Mais ce modèle n'a pas réussi à prendre dans plusieurs autres pays. Cela est particulièrement vrai de l'Égypte, qui a poursuivi la deuxième approche de type exclusif face à tous les autres partis, où chacun croit détenir le monopole de la vérité et pouvoir ignorer ou réprimer ses opposants. Les islamistes d'Égypte, dirigés par les Frères musulmans, ont adopté cette philosophie pendant qu'ils étaient au pouvoir. Les forces laïques qui les ont renversés par le coup d'État militaire de juillet dernier sont en train d'adopter la même approche.

En bref, la politique égyptienne est devenue non jeu à somme nulle : et la somme de ce jeu a été vraiment nulle. Le pays reste en proie à des menaces de sécurité, au chaos économique et à l'instabilité politique : des problèmes d'une telle ampleur qu'aucun camp ne peut les résoudre à lui seul. Si les dirigeants des deux côtés ne commencent pas à collaborer, le réveil de l'Égypte restera un rêve lointain, où les citoyens ordinaires subiront les conséquences sociales et économiques.

Syrie : printemps arabe et guerre civile

Mais c'est la troisième approche, illustrée par la Syrie, qui est la plus destructrice. Le régime du président Bachar el-Assad ne reculera devant rien pour remporter une partie qui est devenue une question de survie pour le régime. Pendant ce temps, l'opposition reste fragmentée, ce qui laisse un vide sécuritaire que les groupes radicaux (constitués en grande partie de combattants étrangers) ont exploité. Le résultat a été une terrible guerre civile, qui a déjà donné lieu à au moins 150.000 morts et qui a contraint des millions de gens à fuir, sans qu'on puisse entrevoir une fin à ce conflit.

Les différences marquées entre ces trois modèles et leurs résultats sont éloquentes : l'inclusion est la seule voie vers la stabilité. Avec la bonne approche, tous les pays peuvent parvenir à bâtir un avenir meilleur.

Politique de pluralisme et d'intégration

Bien sûr, la voie empruntée par le deuxième Printemps arabe ne s'est pas entièrement définie par des frontières nationales. Des tabous de longue date ont été assouplis dans le monde arabe. Plus précisément, les deux forces qui ont longtemps dominé la scène politique (les laïcs, souvent militaires ou soutenus par des militaires et l'opposition religieuse) ont perdu leur statut inattaquable. Aujourd'hui, ils sont de plus en plus soumis à la critique qui caractérise les systèmes démocratiques. Dans de nombreux pays arabes, il est encore acceptable d'être libéral.

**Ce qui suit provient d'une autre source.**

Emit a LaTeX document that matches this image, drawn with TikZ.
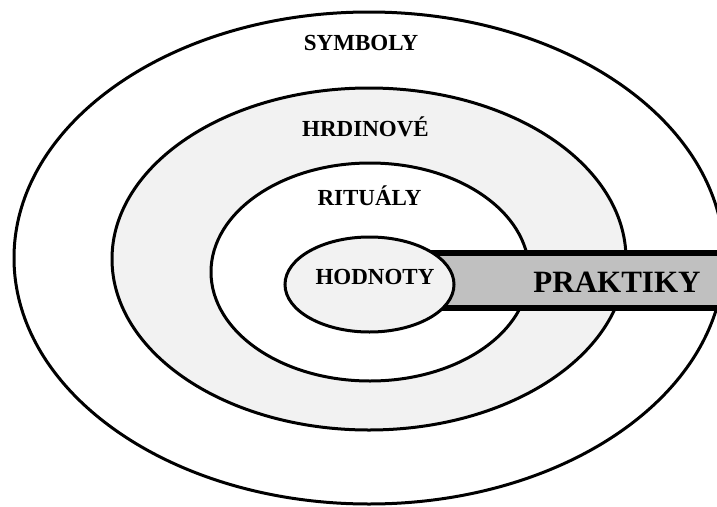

Mais alors que les systèmes sociaux rigides qui ont longtemps empêché tout progrès ont cessé de fonctionner dans de nombreux pays arabes au cours des trois dernières années, et que le libéralisme devient une vision du monde plus acceptable, les expériences de l'Égypte et de la Syrie démontrent que les objectifs du deuxième Printemps arabe ne sont pas universellement partagés. D'anciennes rivalités, des préoccupations idéologiques et des habitudes improductives continuent de bloquer les efforts pour trouver des solutions réelles aux problèmes socio-économiques.

Les sociétés arabes méritent mieux. La Tunisie a montré qu'elles peuvent y parvenir, à condition d'adopter une politique de pluralisme et d'intégration.